Em meados de janeiro, a organização não-governamental Oxfam divulgou um relatório chocante. Segundo a ONG inglesa que surgiu nos corredores da prestigiosa Oxford, na década de 1940, as oito pessoas mais ricas do mundo tinham um patrimônio equivalente ao das 3,6 bilhões de pessoas mais pobres. Você não leu errado. Era isso mesmo. A revista DINHEIRO publicou essa informação e a postou no Facebook com a pergunta: “Você concorda com essa concentração de renda?”. Em geral, quase que a totalidade das pessoas que comentaram não via nada de errado com aquela gigantesca acumulação de riqueza. Seus argumentos eram de que os oito bilionários não roubaram a fortuna conquistada e que seus negócios geravam milhões de empregos. “Se pegássemos a fortuna desses oito bilionários e doássemos para os pobres, o mundo entraria em convulsão social”, escreveu uma pessoa.

Os oito bilionários em questão são Bill Gates, fundador da Microsoft, o homem mais rico do mundo; Amancio Ortega, dono da Zara; o megainvestidor Warren Buffett; o mexicano Carlos Slim, que controla a empresa de telefonia América Móvil; o fundador da Amazon, Jeff Bezos; Mark Zuckerberg, do Facebook; o dono da Oracle,  Larry Ellison; e Michael Bloomberg, ex-prefeito de Nova York. Todos eles, de fato, conseguiram suas fortunas de forma honesta e empregam milhões de pessoas ao redor do mundo. Gates, o mais rico da lista, dedica atualmente boa parte de seu tempo à sua própria entidade, que conta com bilhões de dólares para investir em países pobres, principalmente na África. Ortega, o segundo com mais dinheiro, por sua vez, teve o nome de sua empresa envolvido com trabalho escravo.

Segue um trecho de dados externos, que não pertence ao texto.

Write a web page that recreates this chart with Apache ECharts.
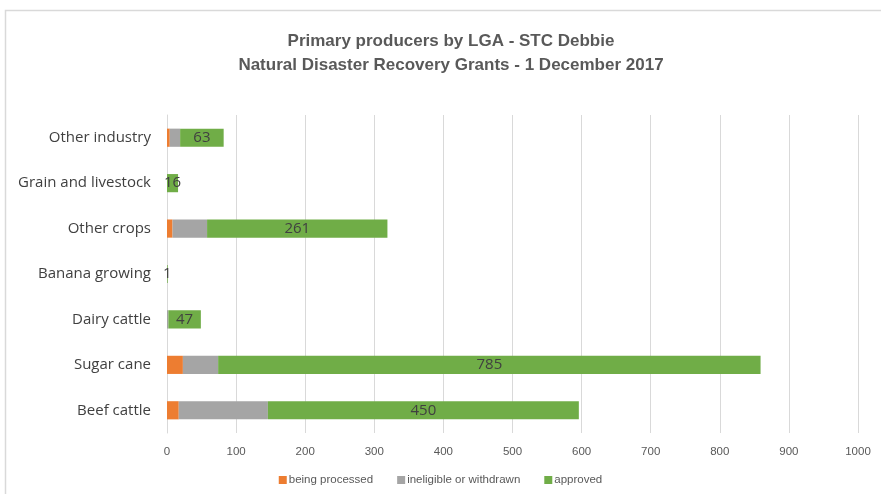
<!DOCTYPE html>
<html>
<head>
<meta charset="utf-8">
<script src="https://cdn.jsdelivr.net/npm/echarts@6/dist/echarts.min.js"></script>
<style>
  html, body { margin: 0; padding: 0; background: #ffffff; }
  #chart { width: 881px; height: 494px; }
</style>
</head>
<body>
<div id="chart"></div>
<script>
// Industry categories, listed bottom to top as they appear on the axis
const industries = ['Beef cattle', 'Sugar cane', 'Dairy cattle', 'Banana growing', 'Other crops', 'Grain and livestock', 'Other industry'];

// Application counts per status
const beingProcessed = [17, 23, 0, 0, 8, 0, 4];
const ineligibleOrWithdrawn = [129, 51, 2, 0, 50, 0, 15];
const approved = [450, 785, 47, 1, 261, 16, 63];

// Value axis ticks
const axisMin = 0;
const axisMax = 1000;
const axisStep = 100;

const FONT = 'Liberation Sans';
const LABEL_FONT = 'Open Sans';
const chart = echarts.init(document.getElementById('chart'), null, { renderer: 'canvas' });

chart.setOption({
  backgroundColor: '#ffffff',
  animation: false,
  textStyle: { fontFamily: FONT },
  graphic: [{
    type: 'rect',
    shape: { x: 5.5, y: 10.5, width: 900, height: 500 },
    style: { fill: 'none', stroke: '#d9d9d9', lineWidth: 1.5 },
    silent: true
  }],
  title: {
    text: 'Primary producers by LGA - STC Debbie\nNatural Disaster Recovery Grants - 1 December 2017',
    left: 446,
    top: 24,
    textAlign: 'center',
    textStyle: {
      fontFamily: FONT,
      fontSize: 17,
      fontWeight: 'bold',
      color: '#595959',
      lineHeight: 24
    }
  },
  legend: {
    bottom: 3,
    left: 'center',
    itemWidth: 8,
    itemHeight: 8,
    itemGap: 24,
    itemStyle: { borderWidth: 0 },
    icon: 'rect',
    textStyle: { fontFamily: FONT, fontSize: 11.5, color: '#595959', padding: [0, 0, 0, -3] },
    data: ['being processed', 'ineligible or withdrawn', 'approved']
  },
  grid: {
    left: 167,
    right: 23,
    top: 115,
    bottom: 61,
    containLabel: false
  },
  xAxis: {
    type: 'value',
    min: axisMin,
    max: axisMax,
    interval: axisStep,
    axisLine: { show: false },
    axisTick: { show: false },
    splitLine: { show: true, lineStyle: { color: '#d9d9d9', width: 1 } },
    axisLabel: {
      fontFamily: FONT,
      fontSize: 11.5,
      color: '#595959',
      margin: 13,
      formatter: function (v) { return String(v); }
    }
  },
  yAxis: {
    type: 'category',
    data: industries,
    axisLine: { show: true, lineStyle: { color: '#d9d9d9', width: 1 } },
    axisTick: { show: false },
    axisLabel: { fontFamily: LABEL_FONT, fontSize: 15, color: '#404040', margin: 16 }
  },
  series: [
    {
      name: 'being processed',
      type: 'bar',
      stack: 'total',
      barWidth: '40%',
      itemStyle: { color: '#ed7d31' },
      data: beingProcessed
    },
    {
      name: 'ineligible or withdrawn',
      type: 'bar',
      stack: 'total',
      barWidth: '40%',
      itemStyle: { color: '#a5a5a5' },
      data: ineligibleOrWithdrawn
    },
    {
      name: 'approved',
      type: 'bar',
      stack: 'total',
      barWidth: '40%',
      itemStyle: { color: '#70ad47' },
      label: {
        show: true,
        position: 'inside',
        fontFamily: LABEL_FONT,
        fontSize: 15,
        color: '#404040'
      },
      data: approved
    }
  ]
});
</script>
</body>
</html>
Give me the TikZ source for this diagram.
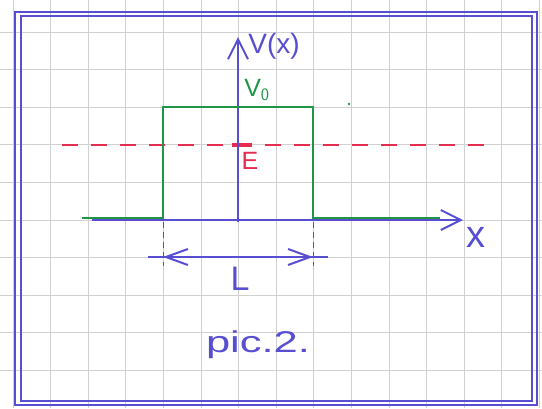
\documentclass[tikz,border=0pt]{standalone}
\usepackage{fontspec}
\setmainfont{Liberation Sans}
\usetikzlibrary{arrows.meta}
\definecolor{pen}{RGB}{88,78,210}
\definecolor{grn}{RGB}{30,150,70}
\definecolor{rd}{RGB}{228,45,80}
\definecolor{gridc}{RGB}{208,208,208}
\begin{document}
\begin{tikzpicture}[x=1pt,y=-1pt,
  gridline/.style={draw=gridc, line width=0.7pt},
  frameline/.style={draw=pen, line width=1.5pt},
  axisline/.style={draw=pen, line width=1.5pt, -{Straight Barb[length=20pt,width=20pt,line width=2pt]}},
  potline/.style={draw=grn, line width=2pt},
  energyline/.style={draw=rd, line width=1.8pt, dash pattern=on 16pt off 13pt},
  guideline/.style={draw=pen, line width=1pt, dash pattern=on 6pt off 4pt},
  dimline/.style={draw=pen, line width=1.5pt},
  dimarrow/.style={draw=pen, line width=1.5pt, {Straight Barb[length=22pt,width=16pt,line width=2pt]}-{Straight Barb[length=22pt,width=16pt,line width=2pt]}},
  pentext/.style={text=pen, inner sep=0pt},
]
\useasboundingbox (0,0) rectangle (542,408);
\fill[white] (0,0) rectangle (542,408);
% graph paper
\foreach \k in {0,...,14} \draw[gridline] ({13+37.6*\k},0) -- ({13+37.6*\k},408);
\foreach \k in {0,...,9} \draw[gridline] (0,{32+37.6*\k}) -- (542,{32+37.6*\k});
% double frame
\draw[frameline] (15,12) rectangle (537,405);
\draw[frameline] (21,16) rectangle (532,401);
% coordinates
\coordinate (xs) at (92,220);
\coordinate (xe) at (463,220);
\coordinate (vs) at (238,222);
\coordinate (ve) at (238,37);
\coordinate (p0) at (82,218);
\coordinate (p1) at (163,218);
\coordinate (p2) at (163,107);
\coordinate (p3) at (313,107);
\coordinate (p4) at (313,218);
\coordinate (p5) at (440,218);
\coordinate (es) at (62,145);
\coordinate (ee) at (491,145);
\coordinate (em1) at (232,145);
\coordinate (em2) at (252,145);
\coordinate (g1s) at (163,222);
\coordinate (g1e) at (163,266);
\coordinate (g2s) at (313,222);
\coordinate (g2e) at (313,266);
\coordinate (ls) at (148,257);
\coordinate (le) at (328,257);
\coordinate (la) at (163,257);
\coordinate (lb) at (313,257);
% energy level
\draw[energyline] (es) -- (ee);
\draw[draw=rd, line width=3.5pt] (em1) -- (em2);
% axes
\draw[axisline] (xs) -- (xe);
\draw[axisline] (vs) -- (ve);
% potential barrier
\draw[potline] (p0) -- (p1) -- (p2) -- (p3) -- (p4) -- (p5);
\fill[grn] (349,104) circle (1.4pt);
% width guides
\draw[guideline] (g1s) -- (g1e);
\draw[guideline] (g2s) -- (g2e);
\draw[dimline] (ls) -- (le);
\draw[dimarrow] (la) -- (lb);
% labels
\node[pentext, font=\fontsize{28}{28}\selectfont] (vlab) at (274,46) {V(x)};
\node[text=grn, inner sep=0pt, font=\fontsize{25}{25}\selectfont] (v0lab) at (257,90) {V$_\mathsf{0}$};
\node[text=rd, inner sep=0pt, font=\fontsize{25}{25}\selectfont] (elab) at (250,161) {E};
\node[pentext, font=\fontsize{38}{38}\selectfont] (xlab) at (476,237) {x};
\node[pentext, font=\fontsize{34}{34}\selectfont] (llab) at (240,279) {L};
\node[pentext, font=\fontsize{30}{30}\selectfont] (pic) at (258,345) {\scalebox{1.45}[1]{pic.2.}};
\end{tikzpicture}
\end{document}
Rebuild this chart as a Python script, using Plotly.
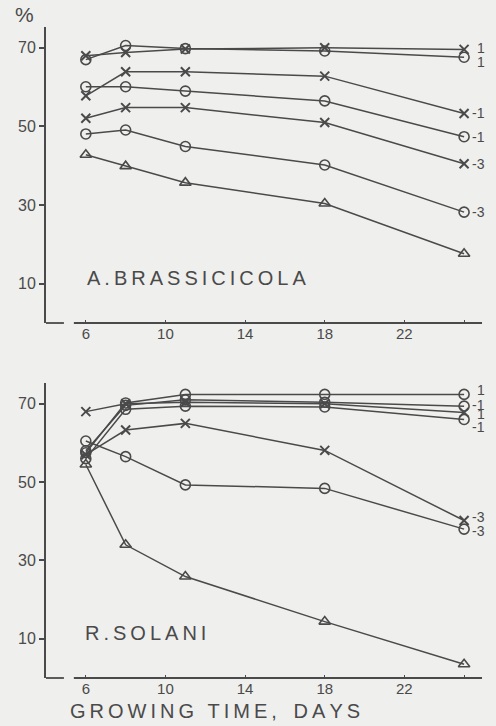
import plotly.graph_objects as go
from plotly.subplots import make_subplots

days = [6, 8, 11, 18, 25]

# A. brassicicola (top panel)
ab_x1 = [68, 68.8, 69.7, 70, 69.6]
ab_o1 = [67, 70.6, 69.8, 69.2, 67.6]
ab_xm1 = [57.8, 63.9, 63.9, 62.8, 53.3]
ab_om1 = [60.1, 60.1, 59.0, 56.5, 47.4]
ab_xm3 = [52.1, 54.8, 54.8, 51.0, 40.5]
ab_om3 = [48.1, 49.1, 44.9, 40.2, 28.2]
ab_tri = [42.8, 39.9, 35.7, 30.4, 17.6]

# R. solani (bottom panel)
rs_x1 = [68, 70, 70.4, 70.0, 67.8]
rs_o1 = [57.5, 70.2, 72.4, 72.4, 72.4]
rs_xm1 = [56, 68.6, 69.4, 69.2, 66.0]
rs_om1 = [58, 69.6, 71.0, 70.4, 69.4]
rs_xm3 = [57, 63.3, 65.0, 58.1, 40.2]
rs_om3 = [60.5, 56.5, 49.3, 48.4, 38.0]
rs_tri = [54.5, 34.0, 25.9, 14.4, 3.5]

x_tickvals = [6, 10, 14, 18, 22, 25]
x_ticktext = ["6", "10", "14", "18", "22", ""]
y_tickvals = [10, 30, 50, 70]

INK = "#4a4a4a"
BG = "#efefed"
FONT = "Liberation Sans"

fig = make_subplots(rows=2, cols=1, vertical_spacing=0.0)

sym = {"x": "x-thin-open", "o": "circle-open", "t": "triangle-up-open"}
msize = {"x": 9, "o": 10, "t": 10}


def add(vals, kind, row, label=None, yshift=0):
    fig.add_trace(go.Scatter(
        x=days, y=vals, mode="lines+markers",
        line=dict(color=INK, width=1.5),
        marker=dict(symbol=sym[kind], size=msize[kind],
                    line=dict(color=INK, width=2 if kind == "x" else 1.6),
                    color=INK),
        showlegend=False), row=row, col=1)
    if label is not None:
        fig.add_annotation(x=days[-1], y=vals[-1], text=label,
                           xref=f"x{'' if row == 1 else row}",
                           yref=f"y{'' if row == 1 else row}",
                           xanchor="right", yanchor="middle",
                           xshift=23, yshift=yshift, showarrow=False,
                           font=dict(family=FONT, size=14, color=INK))


add(ab_x1, "x", 1, "1", 1)
add(ab_o1, "o", 1, "1", -5)
add(ab_xm1, "x", 1, "-1")
add(ab_om1, "o", 1, "-1")
add(ab_xm3, "x", 1, "-3")
add(ab_om3, "o", 1, "-3")
add(ab_tri, "t", 1)

add(rs_o1, "o", 2, "1", 4)
add(rs_om1, "o", 2, "-1", 1)
add(rs_x1, "x", 2, "1", -2)
add(rs_xm1, "o", 2, "-1", -8)
add(rs_xm3, "x", 2, "-3", 4)
add(rs_om3, "o", 2, "-3", -2)
add(rs_tri, "t", 2)

domains = {1: [0.5453, 1.0], 2: [0.0, 0.4531]}
for r in (1, 2):
    fig.update_xaxes(range=[4.0, 26.0], tickvals=x_tickvals, ticktext=x_ticktext,
                     ticks="inside", ticklen=3, tickwidth=1.3, tickcolor=INK,
                     showline=False, showgrid=False, zeroline=False, automargin=False,
                     tickfont=dict(family=FONT, size=15, color=INK),
                     row=r, col=1)
    fig.update_yaxes(range=[0, 75.3], tickvals=y_tickvals, domain=domains[r],
                     ticks="outside", ticklen=5, tickwidth=1.5, tickcolor=INK,
                     showline=True, linecolor=INK, linewidth=1.8,
                     showgrid=False, zeroline=False, automargin=False,
                     tickfont=dict(family=FONT, size=16, color=INK),
                     row=r, col=1)

# broken baseline: short stub and main axis line
for xr, yr in (("x", "y domain"), ("x2", "y2 domain")):
    fig.add_shape(type="line", xref=xr, yref=yr, x0=4.0, x1=4.9, y0=0, y1=0,
                  line=dict(color=INK, width=1.8))
    fig.add_shape(type="line", xref=xr, yref=yr, x0=5.4, x1=25.9, y0=0, y1=0,
                  line=dict(color=INK, width=1.8))

ts = "\u2009"
fig.add_annotation(text="%", xref="paper", yref="paper", x=-0.048, y=1.019,
                   xanchor="center", yanchor="middle", showarrow=False,
                   font=dict(family=FONT, size=21, color=INK))
fig.add_annotation(text=ts.join("A.BRASSICICOLA"), xref="paper", yref="paper",
                   x=0.089, y=0.614, xanchor="left", yanchor="middle", showarrow=False,
                   font=dict(family=FONT, size=20, color=INK))
fig.add_annotation(text=ts.join("R.SOLANI"), xref="paper", yref="paper",
                   x=0.0845, y=0.069, xanchor="left", yanchor="middle", showarrow=False,
                   font=dict(family=FONT, size=20, color=INK))
fig.add_annotation(text=ts.join("GROWING TIME,") + "   " + ts.join("DAYS"),
                   xref="paper", yref="paper",
                   x=0.050, y=-0.0507, xanchor="left", yanchor="middle", showarrow=False,
                   font=dict(family=FONT, size=20, color=INK))

fig.update_layout(width=496, height=726, paper_bgcolor=BG, plot_bgcolor=BG,
                  margin=dict(l=46, r=12, t=27, b=48), showlegend=False)

fig.write_html("out.html", config={"displayModeBar": False},
               post_script="document.body.style.margin='0';"
                           "document.body.style.padding='0';"
                           "document.documentElement.style.background='#efefed';")
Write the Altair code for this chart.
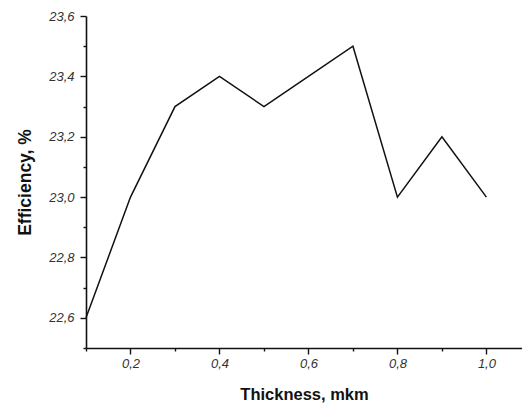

A crítica e o contraditório são fundamentais, escreveu recentemente o historiador brasileiro Leandro Karnal, acrescentando que a base da democracia é a liberdade de expressão. Portanto, antes de prosseguir, é preciso acrescentar que respeito todas as opiniões. Mas discordo de quase a totalidade delas. Há uma imensa miopia no debate sobre a desigualdade, como ficou demonstrado nos comentários do Facebook. A questão essencial, que as pessoas não enxergaram ou não quiseram ver, são os desarranjos causados por essa concentração de riqueza quase pornográfica. Não é possível que isso possa ser considerado normal. É um sinal claro que há uma doença no atual sistema, que deixa os ricos mais ricos e os pobres cada vez mais marginalizados. Essa mazela, se não for combatida, transforma-se em uma ameaça às democracias, como acredita o economista francês Thomas Piketty, autor do livro O capital no século XXI, que mostra como a desigualdade reduz o crescimento, beneficia herdeiros de fortunas e prejudica a ascensão social.

Na semana passada, cruzei com um mendigo no caminho do trabalho. Ele andava na mesma calçada, um pouco a minha frente. Todo sujo, vestia uma camiseta com a seguinte frase: “Aposte todas as suas fichas em mundo melhor”. Você pode combater a corrupção e gerar mais empregos. Você pode até fazer o PIB crescer de forma acelerada, como ocorreu em outras épocas. Mas, se você não reduzir a desigualdade, nada mudará. Continuaremos neste debate miserável sobre a riqueza e a miséria.